--- begin GIVEN INFORMATION ---
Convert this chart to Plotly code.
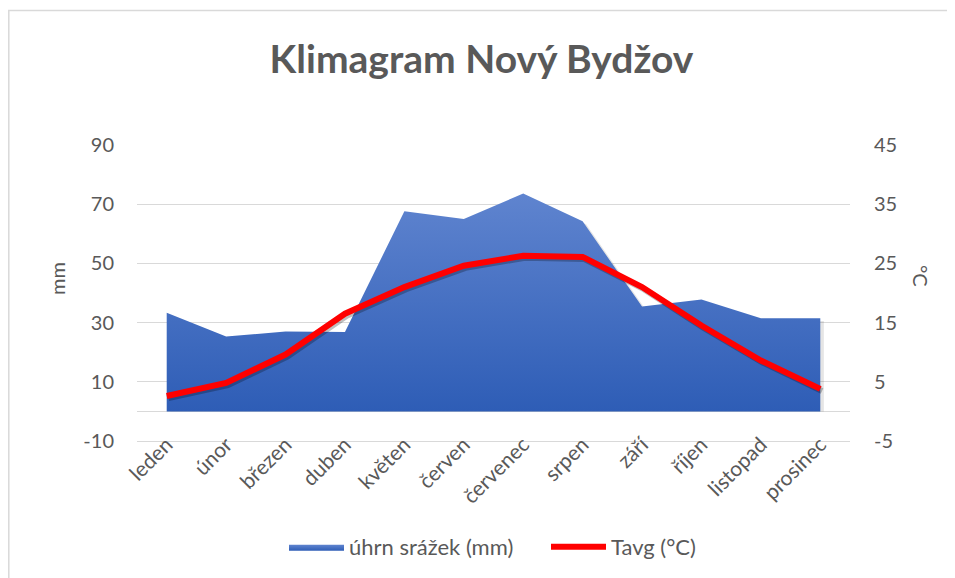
import plotly.graph_objects as go

months = ["leden", "únor", "březen", "duben", "květen", "červen", "červenec",
          "srpen", "září", "říjen", "listopad", "prosinec"]
precip_mm = [33.3, 25.3, 27.0, 26.8, 67.6, 65.0, 73.6, 64.2, 35.4, 37.8, 31.5, 31.5]
tavg_c = [2.6, 4.8, 9.6, 16.5, 21.0, 24.6, 26.3, 26.1, 21.0, 14.5, 8.6, 3.8]

left_ticks = [-10, 10, 30, 50, 70, 90]
left_labels = ["-10", "10", "30", "50", "70", "90"]
right_ticks = [-5, 5, 15, 25, 35, 45]
right_labels = ["-5", "5", "15", "25", "35", "45"]

FONT = "Lato"
GREY = "#595959"

OFF = 8  # page body margin
W, H = 955 - OFF, 578 - OFF
L, T = 137 - OFF, 145 - OFF
R = W - (850 - OFF)
B = H - (441 - OFF)
pw, ph = W - L - R, H - T - B

def px_x(px):
    return (px - OFF - L) / pw

def px_y(py):
    return (H - B - (py - OFF)) / ph

xs = list(range(len(months)))

fig = go.Figure()

# shadow for area
fig.add_trace(go.Scatter(
    x=[x + 0.06 for x in xs], y=[v - 1.0 for v in precip_mm], mode="lines",
    line=dict(width=0), fill="tozeroy", fillcolor="rgba(0,0,0,0.10)",
    hoverinfo="skip", showlegend=False))

fig.add_trace(go.Scatter(
    x=xs, y=precip_mm, mode="lines", name="úhrn srážek (mm)",
    line=dict(width=0, color="#3a66c0"), fill="tozeroy",
    fillgradient=dict(type="vertical",
                      colorscale=[[0, "#2e5db6"], [1, "#5f84cf"]]),
    fillcolor="#3d68c2"))

# shadow for line
fig.add_trace(go.Scatter(
    x=[x + 0.03 for x in xs], y=[v - 0.35 for v in tavg_c], mode="lines",
    line=dict(width=6, color="rgba(0,0,0,0.25)"), yaxis="y2",
    hoverinfo="skip", showlegend=False))

fig.add_trace(go.Scatter(
    x=xs, y=tavg_c, mode="lines", name="Tavg (°C)",
    line=dict(width=6, color="#ff0000"), yaxis="y2"))

fig.update_layout(
    width=W, height=H,
    margin=dict(l=L, r=R, t=T, b=B, autoexpand=False),
    paper_bgcolor="white", plot_bgcolor="white",
    font=dict(family=FONT, color=GREY, size=20),
    title=dict(text="<b>Klimagram Nový Bydžov</b>", x=0.5, xanchor="center",
               y=1 - (59 - OFF) / H, yanchor="middle",
               font=dict(family=FONT, size=39, color=GREY)),
    xaxis=dict(tickmode="array", tickvals=xs, ticktext=months,
               range=[-0.5, len(months) - 0.5], tickangle=-45,
               showgrid=False, zeroline=False, automargin=False,
               showline=True, linecolor="#d9d9d9", linewidth=1.3,
               ticks="", ticklabelstandoff=-18,
               tickfont=dict(size=21, color=GREY)),
    yaxis=dict(range=[-10, 90], tickvals=left_ticks, ticktext=left_labels,
               showgrid=True, automargin=False,
               gridcolor="#d9d9d9", gridwidth=1.3, zeroline=True,
               zerolinecolor="#d9d9d9", zerolinewidth=1.3,
               ticks="", ticklabelstandoff=22, tickfont=dict(size=20, color=GREY)),
    yaxis2=dict(range=[-5, 45], tickvals=right_ticks, ticktext=right_labels,
                overlaying="y", side="right", automargin=False,
                showgrid=False, zeroline=False, ticks="", ticklabelstandoff=23,
                tickfont=dict(size=20, color=GREY)),
    legend=dict(orientation="h", x=px_x(284), xanchor="left", y=px_y(547),
                yanchor="middle", font=dict(size=22, color=GREY),
                itemwidth=55, entrywidth=192, entrywidthmode="pixels",
                bgcolor="rgba(0,0,0,0)"),
    annotations=[
        dict(text="mm", xref="paper", yref="paper", x=px_x(57), y=px_y(279),
             xanchor="center", yanchor="middle",
             showarrow=False, textangle=-90, font=dict(size=20, color=GREY)),
        dict(text="°C", xref="paper", yref="paper", x=px_x(921), y=px_y(276),
             xanchor="center", yanchor="middle",
             showarrow=False, textangle=90, font=dict(size=20, color=GREY)),
    ],
    shapes=[
        dict(type="rect", xref="paper", yref="paper",
             x0=px_x(8.8), x1=px_x(1000), y0=px_y(620), y1=px_y(10.5),
             line=dict(color="#d9d9d9", width=1.5), fillcolor="rgba(0,0,0,0)",
             layer="below"),
    ],
)

fig.write_html("out.html")
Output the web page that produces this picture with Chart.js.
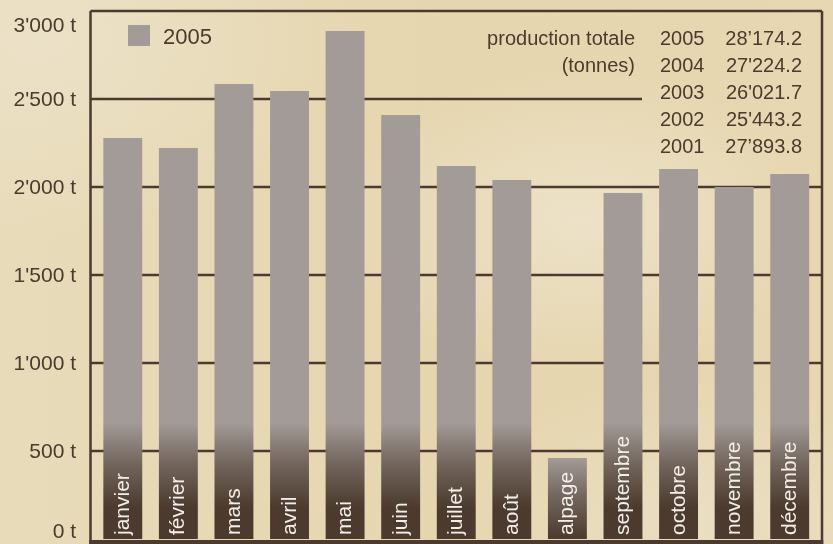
<!DOCTYPE html>
<html>
<head>
<meta charset="utf-8">
<script src="https://cdn.jsdelivr.net/npm/chart.js@4"></script>
<style>
  html, body { margin: 0; padding: 0; }
  body {
    width: 833px; height: 544px; overflow: hidden;
    background:
      radial-gradient(ellipse 240px 150px at 580px 220px, rgba(239,230,208,0.75), rgba(239,230,208,0)),
      radial-gradient(ellipse 300px 200px at 40px 40px, rgba(236,226,200,0.9), rgba(236,226,200,0)),
      radial-gradient(ellipse 260px 140px at 700px 520px, rgba(236,226,202,0.7), rgba(236,226,202,0)),
      linear-gradient(90deg, #e8dbba, #e6d6af 55%, #e7d7b2);
  }
  canvas { display: block; }
</style>
</head>
<body>
<canvas id="chartCanvas" width="833" height="544"></canvas>
<script>
// --- data ---
const months = ["janvier", "février", "mars", "avril", "mai", "juin", "juillet",
                "août", "alpage", "septembre", "octobre", "novembre", "décembre"];
const production2005 = [2278, 2222, 2585, 2545, 2886, 2409, 2119, 2040, 460, 1966, 2102, 2000, 2074];
const seriesName = "2005";
const totalYears = ["2005", "2004", "2003", "2002", "2001"];
const totalValues = ["28’174.2", "27'224.2", "26'021.7", "25'443.2", "27’893.8"];
const totalTitle = ["production totale", "(tonnes)"];
const yTicks = [0, 500, 1000, 1500, 2000, 2500, 3000];

const brown = "#4b3a2d";
const barGrey = "#a39b98";
const FONT = "'Liberation Sans', Arial, sans-serif";

// 3000 -> "3'000 t"
function fmtTick(v) {
    if (v < 1000) return v + " t";
    return Math.floor(v / 1000) + "'" + String(v % 1000).padStart(3, "0") + " t";
}

// grey bar that turns dark brown near the bottom
function barColor(ctx) {
    const chart = ctx.chart;
    if (!chart.chartArea) return barGrey;
    const y = chart.scales.y;
    const top = y.getPixelForValue(ctx.raw);
    const start = Math.max(top, 423);
    const end = Math.min(start + 85, y.bottom);
    const g = chart.ctx.createLinearGradient(0, start, 0, end);
    g.addColorStop(0, barGrey);
    g.addColorStop(0.45, "#75685f");
    g.addColorStop(1, brown);
    return g;
}

// frame, grid lines, ticks, legend, totals block
const decor = {
    id: "decor",
    beforeDatasetsDraw(chart) {
        const c = chart.ctx;
        const y = chart.scales.y;
        const left = chart.chartArea.left - 4.5;
        const right = chart.chartArea.right + 4.5;
        c.save();
        c.strokeStyle = brown;
        c.lineWidth = 2.5;
        yTicks.forEach(v => {
            if (v === 0) return;
            const py = y.getPixelForValue(v);
            // the 2'500 line stops before the totals block
            const end = v === 2500 ? 642 : right;
            c.beginPath();
            c.moveTo(left, py);
            c.lineTo(end, py);
            c.stroke();
        });
        c.beginPath();
        c.moveTo(left, chart.chartArea.top);
        c.lineTo(left, 544);
        c.moveTo(right, chart.chartArea.top);
        c.lineTo(right, 544);
        c.stroke();
        c.restore();
    },
    afterDatasetsDraw(chart) {
        const c = chart.ctx;
        const x = chart.scales.x;
        const y = chart.scales.y;
        const left = chart.chartArea.left - 4.5;
        const right = chart.chartArea.right + 4.5;
        c.save();
        // bottom strip
        c.fillStyle = brown;
        c.fillRect(left - 1.25, y.getPixelForValue(0) + 1, right - left + 2.5, 6);

        // month names inside the bars
        c.fillStyle = "#f3eee8";
        c.font = "21px " + FONT;
        c.textAlign = "left";
        c.textBaseline = "alphabetic";
        months.forEach((m, i) => {
            const cx = x.getPixelForValue(i);
            c.save();
            c.translate(cx + 6, 535);
            c.rotate(-Math.PI / 2);
            c.fillText(m, 0, 0);
            c.restore();
        });

        // y tick labels
        c.fillStyle = brown;
        c.font = "21px " + FONT;
        c.textAlign = "right";
        c.textBaseline = "middle";
        yTicks.forEach(v => {
            let py = y.getPixelForValue(v) + 1;
            if (v === 0) py -= 8;
            if (v === 3000) py += 14;
            c.fillText(fmtTick(v), 76, py);
        });

        // legend
        c.fillStyle = barGrey;
        c.fillRect(128, 25, 22, 21);
        c.fillStyle = brown;
        c.font = "22px " + FONT;
        c.textAlign = "left";
        c.textBaseline = "alphabetic";
        c.fillText(seriesName, 163, 44);

        // totals
        c.font = "20px " + FONT;
        c.textAlign = "right";
        totalTitle.forEach((t, i) => c.fillText(t, 635, 45 + i * 27));
        totalYears.forEach((yr, i) => {
            c.textAlign = "left";
            c.fillText(yr, 660, 45 + i * 27);
            c.textAlign = "right";
            c.fillText(totalValues[i], 802, 45 + i * 27);
        });
        c.restore();
    }
};

const ctx = document.getElementById("chartCanvas");
const myChart = new Chart(ctx, {
    type: "bar",
    data: {
        labels: months,
        datasets: [{
            label: seriesName,
            data: production2005,
            backgroundColor: barColor,
            borderWidth: 0,
            barPercentage: 0.7,
            categoryPercentage: 1
        }]
    },
    options: {
        responsive: false,
        animation: false,
        layout: { padding: { top: 11, bottom: 5, left: 0, right: 15.5 } },
        plugins: { legend: { display: false }, tooltip: { enabled: false } },
        scales: {
            x: { display: false },
            y: {
                min: 0, max: 3000,
                ticks: { display: false, stepSize: 500 },
                grid: { display: false },
                border: { display: false },
                afterFit(scale) {
                    scale.width = 95;
                    scale.paddingTop = 0;
                    scale.paddingBottom = 0;
                }
            }
        }
    },
    plugins: [decor]
});
</script>
</body>
</html>
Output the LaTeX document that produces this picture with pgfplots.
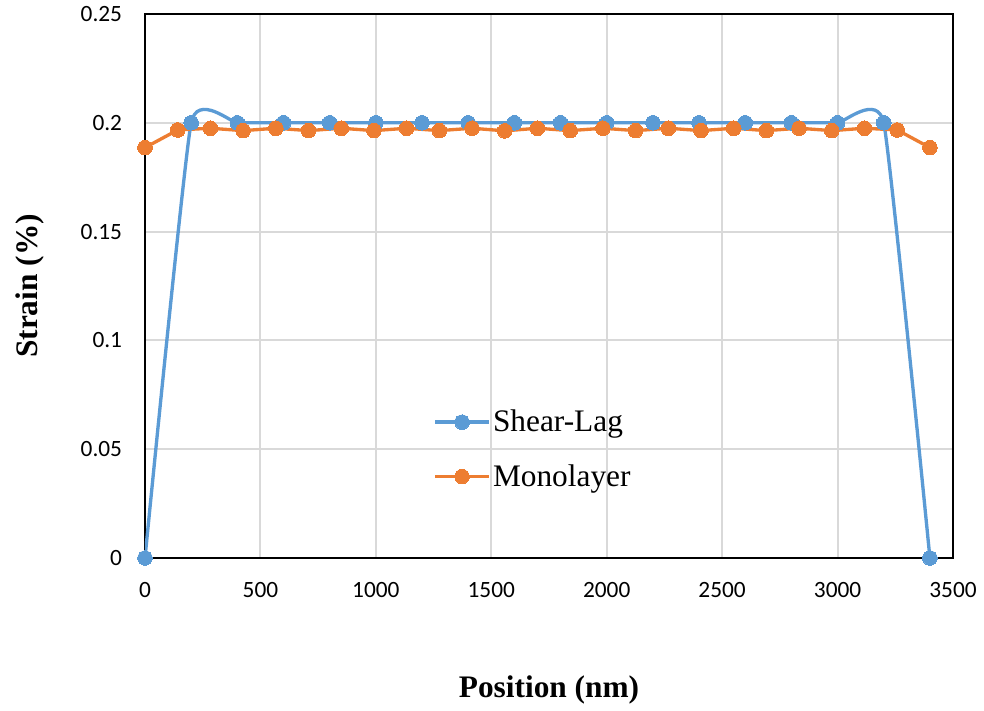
\documentclass[border=0pt]{standalone}
\usepackage{fontspec}
\setmainfont{Liberation Serif}
\newfontfamily\tickfont{Carlito}
\usepackage{pgfplots}
\pgfplotsset{compat=1.18}
\definecolor{slblue}{HTML}{5B9BD5}
\definecolor{mlorange}{HTML}{ED7D31}
\definecolor{gridgray}{HTML}{D9D9D9}
\begin{document}
\begin{tikzpicture}
\useasboundingbox (-108.75pt,-114pt) rectangle (629.25pt,418.5pt);
\begin{axis}[
  scale only axis,
  width=606pt, height=408pt,
  xmin=0, xmax=3500, ymin=0, ymax=0.25,
  xtick={0,500,...,3500},
  xticklabels={0,500,1000,1500,2000,2500,3000,3500},
  ytick={0,0.05,0.1,0.15,0.2,0.25},
  yticklabels={0,0.05,0.1,0.15,0.2,0.25},
  major tick length=0pt,
  axis line style={black, line width=1.2pt},
  grid=major,
  major grid style={gridgray, line width=1.4pt},
  xticklabel style={font=\tickfont\fontsize{17.5}{21}\selectfont, anchor=center, inner sep=0pt, yshift=-24pt},
  yticklabel style={font=\tickfont\fontsize{17.5}{21}\selectfont, anchor=east, inner sep=0pt, xshift=-17pt},
  xlabel={\textbf{Position (nm)}},
  ylabel={\textbf{Strain (\%)}},
  xlabel style={font=\fontsize{23.5}{28}\selectfont, at={(axis description cs:0.5,-0.2426)}, anchor=center},
  ylabel style={font=\fontsize{23.5}{28}\selectfont, at={(axis description cs:-0.1423,0.5)}, anchor=center, rotate=0},
  legend style={draw=none, fill=none, at={(rel axis cs:0.357,0.277)}, anchor=north west,
    font=\fontsize{23.5}{28}\selectfont, row sep=19pt, inner sep=0pt},
  legend cell align=left,
  legend image code/.code={
    \draw[mark repeat=2, mark phase=2] plot coordinates {(0pt,0pt) (20pt,0pt) (40pt,0pt)};
  },
]
\addplot[slblue, line width=2.5pt, smooth, tension=0.25, mark=*, mark size=5.5pt, mark options={solid, fill=slblue, draw=slblue, line width=0pt}]
coordinates {
(0,0) (200,0.2) (400,0.2) (600,0.2) (800,0.2) (1000,0.2) (1200,0.2) (1400,0.2) (1600,0.2)
(1800,0.2) (2000,0.2) (2200,0.2) (2400,0.2) (2600,0.2) (2800,0.2) (3000,0.2) (3200,0.2) (3400,0)
};
\addlegendentry{Shear-Lag}
\addplot[mlorange, line width=2.5pt, mark=*, mark size=5.5pt, mark options={solid, fill=mlorange, draw=mlorange, line width=0pt}]
coordinates {
(0,0.1886) (141.67,0.1967) (283.33,0.1975) (425,0.1964) (566.67,0.1975) (708.33,0.1964)
(850,0.1975) (991.67,0.1964) (1133.33,0.1975) (1275,0.1964) (1416.67,0.1975) (1558.33,0.1963)
(1700,0.1975) (1841.67,0.1964) (1983.33,0.1975) (2125,0.1964) (2266.67,0.1975) (2408.33,0.1964)
(2550,0.1975) (2691.67,0.1964) (2833.33,0.1975) (2975,0.1964) (3116.67,0.1975) (3258.33,0.1967)
(3400,0.1886)
};
\addlegendentry{Monolayer}
\end{axis}
\end{tikzpicture}
\end{document}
--- end GIVEN INFORMATION ---
Within the listing above, copy each line that has the string "produces".

Output the web page that produces this picture with Chart.js.
Output the LaTeX document that produces this picture with pgfplots.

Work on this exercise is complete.